Let us be clear: Most people of responsibility - it would be unfair to use the absolute term 'all' and to say 'all people of responsibility'- on both sides of politics and on both sides of what we still regard as the industrial fence - labour and employers - recognise in their heart of hearts that an effective system of industrial operation cannot be attained without some form of sanctions.


Mr Clyde Cameron (HINDMARSH, SOUTH AUSTRALIA) - I do not accept that.


Mr HUGHES - If the honourable member for Hindmarsh says that he does not agree with that, it is rather strange that he did not say so a little more explicitly in his speech.


Mr Clyde Cameron (HINDMARSH, SOUTH AUSTRALIA) - I did noi have time.


Mr HUGHES - The honourable member says that he did not have time. He had a lot of time. In fact, I think he took 30 minutes of his allotted 45 minutes in dealing with section 5 of the Act which he has not even troubled to deal with by way of amendment. If that is not, if I may use a polite term, a little smokescreen, I do not know what is. I was going to say, before my honourable friend's friendly interruption, that most people with a responsible attitude - I am not suggesting that the honourable member for Hindmarsh has not a responsible attitude; he is fully entitled to his view - on either side of the industrial and political fences know and recognise in their heart of hearts that sanctions must be available if an effective system of conciliation and arbitration is to operate. I refer to sanctions at the end of the road - the end of the road that nobody wants to reach or should want to reach, but nevertheless the end of the road which is reached in the cut and thrust, as it sometimes is, of industrial life.

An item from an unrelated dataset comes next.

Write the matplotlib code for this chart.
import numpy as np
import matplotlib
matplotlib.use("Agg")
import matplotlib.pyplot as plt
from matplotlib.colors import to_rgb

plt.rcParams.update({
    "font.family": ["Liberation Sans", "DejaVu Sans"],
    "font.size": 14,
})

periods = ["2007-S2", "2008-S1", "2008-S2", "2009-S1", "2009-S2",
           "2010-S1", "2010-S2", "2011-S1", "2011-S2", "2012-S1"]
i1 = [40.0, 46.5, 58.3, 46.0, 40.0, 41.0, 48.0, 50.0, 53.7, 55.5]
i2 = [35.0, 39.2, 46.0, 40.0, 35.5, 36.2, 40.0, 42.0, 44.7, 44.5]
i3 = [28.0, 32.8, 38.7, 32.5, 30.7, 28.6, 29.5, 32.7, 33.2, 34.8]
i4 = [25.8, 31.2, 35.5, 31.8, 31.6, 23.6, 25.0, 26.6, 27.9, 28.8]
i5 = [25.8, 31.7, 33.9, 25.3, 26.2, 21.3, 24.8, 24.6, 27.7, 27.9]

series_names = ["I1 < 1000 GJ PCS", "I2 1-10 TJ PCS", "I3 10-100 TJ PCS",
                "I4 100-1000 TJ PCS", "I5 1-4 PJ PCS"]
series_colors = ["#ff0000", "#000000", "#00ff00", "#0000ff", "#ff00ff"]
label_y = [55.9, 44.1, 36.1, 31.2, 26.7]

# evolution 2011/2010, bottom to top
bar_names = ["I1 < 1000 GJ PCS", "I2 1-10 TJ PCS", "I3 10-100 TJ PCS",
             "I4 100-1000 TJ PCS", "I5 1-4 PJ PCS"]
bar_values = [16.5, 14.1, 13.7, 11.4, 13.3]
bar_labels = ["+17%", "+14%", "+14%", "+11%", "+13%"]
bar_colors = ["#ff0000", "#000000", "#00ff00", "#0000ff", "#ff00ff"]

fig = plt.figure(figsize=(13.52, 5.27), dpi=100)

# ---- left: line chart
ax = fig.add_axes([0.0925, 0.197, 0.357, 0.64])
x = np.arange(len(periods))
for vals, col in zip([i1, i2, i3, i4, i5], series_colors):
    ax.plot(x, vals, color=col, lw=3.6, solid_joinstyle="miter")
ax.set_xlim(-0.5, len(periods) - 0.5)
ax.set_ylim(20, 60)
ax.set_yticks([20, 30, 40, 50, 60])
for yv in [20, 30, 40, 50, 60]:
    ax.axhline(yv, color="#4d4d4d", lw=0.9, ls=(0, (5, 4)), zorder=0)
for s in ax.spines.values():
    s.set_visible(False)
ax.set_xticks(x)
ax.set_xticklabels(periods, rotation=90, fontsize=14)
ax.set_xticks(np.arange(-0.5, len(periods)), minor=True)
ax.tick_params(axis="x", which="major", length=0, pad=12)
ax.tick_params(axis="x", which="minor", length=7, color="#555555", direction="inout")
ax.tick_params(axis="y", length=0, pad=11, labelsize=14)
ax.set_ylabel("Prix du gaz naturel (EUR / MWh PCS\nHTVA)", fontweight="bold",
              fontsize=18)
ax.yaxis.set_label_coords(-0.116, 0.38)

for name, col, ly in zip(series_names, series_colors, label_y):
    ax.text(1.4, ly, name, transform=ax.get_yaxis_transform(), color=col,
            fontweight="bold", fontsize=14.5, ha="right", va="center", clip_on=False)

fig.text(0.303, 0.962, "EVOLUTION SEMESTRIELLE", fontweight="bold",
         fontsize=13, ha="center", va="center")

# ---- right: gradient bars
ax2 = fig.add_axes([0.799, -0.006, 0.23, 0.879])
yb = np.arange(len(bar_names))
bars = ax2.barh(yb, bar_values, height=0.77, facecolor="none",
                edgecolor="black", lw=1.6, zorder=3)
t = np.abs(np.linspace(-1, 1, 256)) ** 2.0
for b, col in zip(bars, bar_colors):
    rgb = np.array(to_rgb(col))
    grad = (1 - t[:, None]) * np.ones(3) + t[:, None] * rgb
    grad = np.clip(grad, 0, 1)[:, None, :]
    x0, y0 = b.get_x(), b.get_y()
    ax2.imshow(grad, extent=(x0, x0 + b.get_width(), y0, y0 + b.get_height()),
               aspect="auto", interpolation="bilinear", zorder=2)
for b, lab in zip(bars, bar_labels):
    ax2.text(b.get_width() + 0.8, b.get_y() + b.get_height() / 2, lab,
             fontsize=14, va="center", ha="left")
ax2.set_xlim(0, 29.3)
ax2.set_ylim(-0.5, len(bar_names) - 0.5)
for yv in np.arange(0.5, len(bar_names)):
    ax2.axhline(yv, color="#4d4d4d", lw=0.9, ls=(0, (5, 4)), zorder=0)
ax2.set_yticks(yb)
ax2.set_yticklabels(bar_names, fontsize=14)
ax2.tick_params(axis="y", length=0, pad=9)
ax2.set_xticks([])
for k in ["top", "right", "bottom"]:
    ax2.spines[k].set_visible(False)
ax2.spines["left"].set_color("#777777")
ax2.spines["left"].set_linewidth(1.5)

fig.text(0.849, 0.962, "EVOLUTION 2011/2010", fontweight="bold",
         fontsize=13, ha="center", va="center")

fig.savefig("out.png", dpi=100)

The need for sanctions was recognised expressly by a great figure in the industrial world, Mr Albert Monk, in 1963. Mr Monk is a man whose views are entitled to the utmost respect. Because of his conduct and performance as President of the Austraiian Council of Trade Unions for so many years, he is entitled to our warmest and deepest respect. I remind the House that, as reported in the Melbourne 'Age' of 18th September 1963, Mr Monk said:

You cannot - and I have seen it tried in various parts of the world - try to bring about complete repeal of legislation by strike action.

Mr Monkwas talking about the repeal of the sanctions provisions. He went on to say, apparently at the same time because it is reported in the same newspaper article:

Try to bring about a complete revocation and you run into trouble.

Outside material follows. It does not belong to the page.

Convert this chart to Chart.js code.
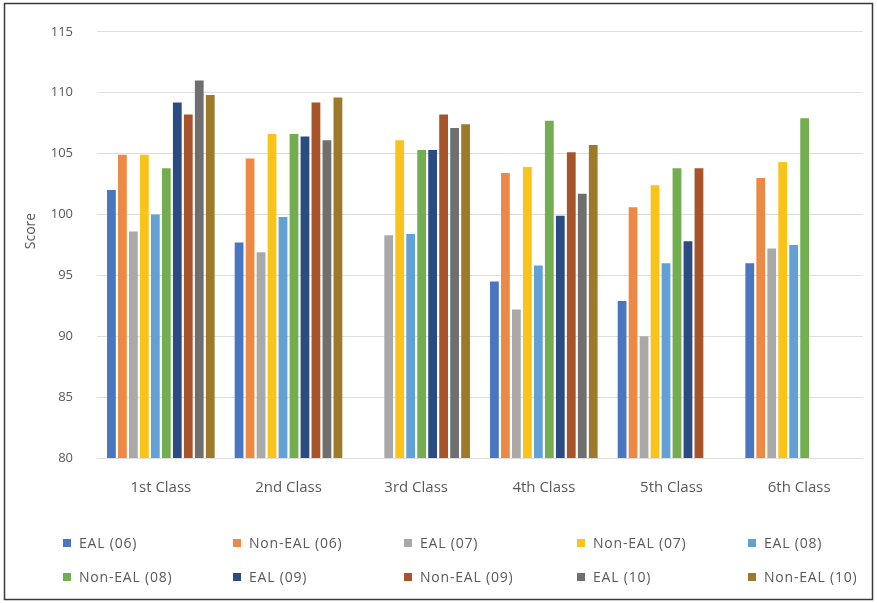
<!DOCTYPE html>
<html>
<head>
<meta charset="utf-8">
<title>Score by class</title>
<script src="https://cdn.jsdelivr.net/npm/chart.js@4.4.1/dist/chart.umd.min.js"></script>
<style>
  html, body { margin: 0; padding: 0; background: #fff; }
  #wrap { position: relative; width: 877px; height: 603px; }
</style>
</head>
<body>
<div id="wrap"><canvas id="chart" width="877" height="603"></canvas></div>
<script>
// Categories along the x axis
const classes = ['1st Class', '2nd Class', '3rd Class', '4th Class', '5th Class', '6th Class'];

// Mean scores per cohort (null = no data for that class)
const eal06    = [102.0,  97.7, null,  94.5,  92.9,  96.0];
const nonEal06 = [104.9, 104.6, null, 103.4, 100.6, 103.0];
const eal07    = [ 98.6,  96.9,  98.3,  92.2,  90.0,  97.2];
const nonEal07 = [104.9, 106.6, 106.1, 103.9, 102.4, 104.3];
const eal08    = [100.0,  99.8,  98.4,  95.8,  96.0,  97.5];
const nonEal08 = [103.8, 106.6, 105.3, 107.7, 103.8, 107.9];
const eal09    = [109.2, 106.4, 105.3,  99.9,  97.8, null];
const nonEal09 = [108.2, 109.2, 108.2, 105.1, 103.8, null];
const eal10    = [111.0, 106.1, 107.1, 101.7, null,  null];
const nonEal10 = [109.8, 109.6, 107.4, 105.7, null,  null];

// Value axis ticks
const yTicks = [80, 85, 90, 95, 100, 105, 110, 115];

const seriesNames = ['EAL (06)', 'Non-EAL (06)', 'EAL (07)', 'Non-EAL (07)', 'EAL (08)',
                     'Non-EAL (08)', 'EAL (09)', 'Non-EAL (09)', 'EAL (10)', 'Non-EAL (10)'];
const seriesData = [eal06, nonEal06, eal07, nonEal07, eal08, nonEal08, eal09, nonEal09, eal10, nonEal10];
const seriesColors = ['#4a75c0', '#ec8a45', '#a9a9a9', '#f9c31a', '#62a0d6',
                      '#72ad4f', '#2b4c82', '#a8542a', '#6f6f6f', '#9c7a2a'];

const textColor = '#595959';
const fontFamily = '"Open Sans", Lato, sans-serif';

// Legend laid out in a fixed 5-column grid under the plot
const gridLegend = {
  id: 'gridLegend',
  afterDraw(chart) {
    const ctx = chart.ctx;
    const colX = [63, 233, 404, 577, 748];
    const rowY = [543, 577];
    ctx.save();
    ctx.font = '14px ' + fontFamily;
    ctx.letterSpacing = '0.8px';
    ctx.textBaseline = 'middle';
    ctx.textAlign = 'left';
    chart.data.datasets.forEach((ds, i) => {
      const x = colX[i % 5];
      const y = rowY[Math.floor(i / 5)];
      ctx.fillStyle = ds.backgroundColor;
      ctx.fillRect(x, y - 4, 8, 8);
      ctx.fillStyle = textColor;
      ctx.fillText(ds.label, x + 16, y + 1);
    });
    ctx.restore();
  }
};

// Value axis title, placed beside the tick labels
const axisTitle = {
  id: 'axisTitle',
  afterDraw(chart) {
    const ctx = chart.ctx;
    ctx.save();
    ctx.translate(31, 231);
    ctx.rotate(-Math.PI / 2);
    ctx.font = '14px ' + fontFamily;
    ctx.fillStyle = textColor;
    ctx.textAlign = 'center';
    ctx.textBaseline = 'middle';
    ctx.fillText('Score', 0, 0);
    ctx.restore();
  }
};

// White background and outer frame
const frame = {
  id: 'frame',
  beforeDraw(chart) {
    const ctx = chart.ctx;
    ctx.save();
    ctx.fillStyle = '#ffffff';
    ctx.fillRect(0, 0, chart.width, chart.height);
    ctx.restore();
  },
  afterDraw(chart) {
    const ctx = chart.ctx;
    ctx.save();
    ctx.strokeStyle = '#3a3a3a';
    ctx.lineWidth = 1.5;
    ctx.strokeRect(4.5, 3.5, 868, 596);
    ctx.restore();
  }
};

new Chart(document.getElementById('chart'), {
  type: 'bar',
  data: {
    labels: classes,
    datasets: seriesNames.map((name, i) => ({
      label: name,
      data: seriesData[i],
      backgroundColor: seriesColors[i],
      borderWidth: 0,
      categoryPercentage: 0.86,
      barPercentage: 0.8
    }))
  },
  options: {
    responsive: false,
    animation: false,
    layout: { padding: { top: 29, left: 0, right: 14, bottom: 95 } },
    plugins: {
      legend: { display: false },
      tooltip: { enabled: false }
    },
    scales: {
      x: {
        grid: { display: false, drawTicks: false },
        border: { display: false },
        ticks: { color: textColor, font: { family: fontFamily, size: 15 }, padding: 21 },
        afterFit(scale) { scale.height = 50; }
      },
      y: {
        min: 80,
        max: 115,
        afterBuildTicks(scale) { scale.ticks = yTicks.map(v => ({ value: v })); },
        grid: { color: '#dedede', drawTicks: false, lineWidth: 1 },
        border: { display: false },
        ticks: { color: textColor, font: { family: fontFamily, size: 13 }, padding: 24 },
        title: { display: false },
        afterFit(scale) { scale.width = 97; }
      }
    }
  },
  plugins: [frame, axisTitle, gridLegend]
});
</script>
</body>
</html>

The revocation about which Mr Monk was speaking was the revocation of the sanction provisions, or the penal clauses as they have sometimes been called, in the Conciliation and Arbitration Act. They are the views of a man who is entitled to the utmost respect having regard to his service to the trade union movement and to his vast experience.

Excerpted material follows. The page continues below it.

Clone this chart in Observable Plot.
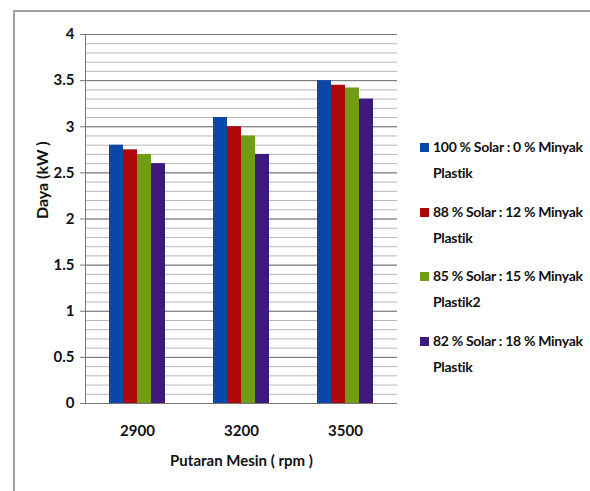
<!DOCTYPE html>
<html>
<head>
<meta charset="utf-8">
<script src="https://cdn.jsdelivr.net/npm/d3@7"></script>
<script src="https://cdn.jsdelivr.net/npm/@observablehq/plot@0.6"></script>
<style>
  html, body { margin: 0; padding: 0; background: #fff; }
  #wrap { position: relative; width: 590px; height: 491px; overflow: hidden;
          font-family: "Lato", sans-serif; font-weight: bold; }
  #border { position: absolute; left: 13px; top: 10px; width: 700px; height: 600px;
            border-left: 2px solid #a2a2a2; border-top: 2px solid #a2a2a2; }
  #chart { position: absolute; left: 0; top: 0; }
  #legend { position: absolute; left: 420px; top: 134px; font-size: 14px; letter-spacing: -0.3px; color: #111; }
  .item { position: relative; height: 52px; margin-bottom: 12.5px; padding-left: 13px; line-height: 26px; white-space: nowrap; }
  .sw { position: absolute; left: 0; top: 9px; width: 9px; height: 9px; }
</style>
</head>
<body>
<div id="wrap">
  <div id="border"></div>
  <div id="chart"></div>
  <div id="legend"></div>
</div>
<script>
const rpm = [2900, 3200, 3500];
const series = [
  "100 % Solar : 0 % Minyak Plastik",
  "88 % Solar : 12 % Minyak Plastik",
  "85 % Solar : 15 % Minyak Plastik2",
  "82 % Solar : 18 % Minyak Plastik"
];
const s100 = [2.8, 3.1, 3.5];
const s88 = [2.75, 3.0, 3.45];
const s85 = [2.7, 2.9, 3.42];
const s82 = [2.6, 2.7, 3.3];
const colors = ["#0a47a8", "#ad0707", "#6e9e14", "#3f1a7e"];
const yTicks = [0, 0.5, 1, 1.5, 2, 2.5, 3, 3.5, 4];
const yTitle = "Daya (kW )";
const xTitle = "Putaran Mesin ( rpm )";

const values = [s100, s88, s85, s82];
const data = rpm.flatMap((r, i) => series.map((s, j) => ({rpm: r, series: s, value: values[j][i]})));

const chart = Plot.plot({
  width: 590,
  height: 491,
  marginLeft: 85,
  marginRight: 193,
  marginTop: 34,
  marginBottom: 88,
  style: {fontFamily: "'Lato', sans-serif", fontSize: "15px", fontWeight: "bold", background: "transparent", color: "#111"},
  fx: {domain: rpm, padding: 0, label: null, axis: null},
  x: {domain: series, paddingInner: 0, paddingOuter: 1.6, axis: null},
  y: {domain: [0, 4], axis: null},
  color: {domain: series, range: colors},
  marks: [
    Plot.gridY({ticks: 40, stroke: "#b8b8b8", strokeOpacity: 1}),
    Plot.gridY(yTicks, {stroke: "#777", strokeOpacity: 1}),
    Plot.barY(data, {fx: "rpm", x: "series", y: "value", fill: "series"}),
    Plot.frame({anchor: "left", facetAnchor: "left", stroke: "#777"}),
    Plot.axisY(yTicks, {tickSize: 5, tickPadding: 6, stroke: "#777", fill: "#111", fontSize: 15,
      tickFormat: d => String(d), label: null}),
    Plot.text([yTitle], {frameAnchor: "left", facetAnchor: "left", rotate: -90, dx: -43,
      fontSize: 16, fontWeight: "bold", fill: "#111"}),
    Plot.axisFx({anchor: "bottom", tickSize: 0, tickPadding: 22, fill: "#111", fontSize: 15,
      tickFormat: d => String(d),
      label: xTitle, labelAnchor: "center", labelArrow: "none", labelOffset: 62})
  ]
});
document.getElementById("chart").appendChild(chart);

const legend = document.getElementById("legend");
series.forEach((s, i) => {
  const k = s.lastIndexOf(" ");
  const item = document.createElement("div");
  item.className = "item";
  item.innerHTML = `<span class="sw" style="background:${colors[i]}"></span>${s.slice(0, k)}<br>${s.slice(k + 1)}`;
  legend.appendChild(item);
});
</script>
</body>
</html>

He is not the only person on the Labor side of politics or on the employees' side of industry who has similar views. Let us not forget that the contempt procedure for enforcing an award is to be found, I think, in its original form in the Conciliation and Arbitration Act of 1947, which was introduced by the Chifley Government. Under the 1947 Act, the penalty for contempt of court constituted by breach of injunction enjoining disobedience to an award was unlimited. The hour is late. We all want to go home. I think that I have spoken long enough - or probably too long. 1 therefore conclude by expressing my support for the Bill. I simply say this: lt is not of itself the millenium. It will be a most valuable measure if both sides - that is, employers and labour - recognise the worth of its provisions and try in a spirit of mutual cooperation, forebearance and tolerance to make it work.

Question put:

That the Bill be now read a second time.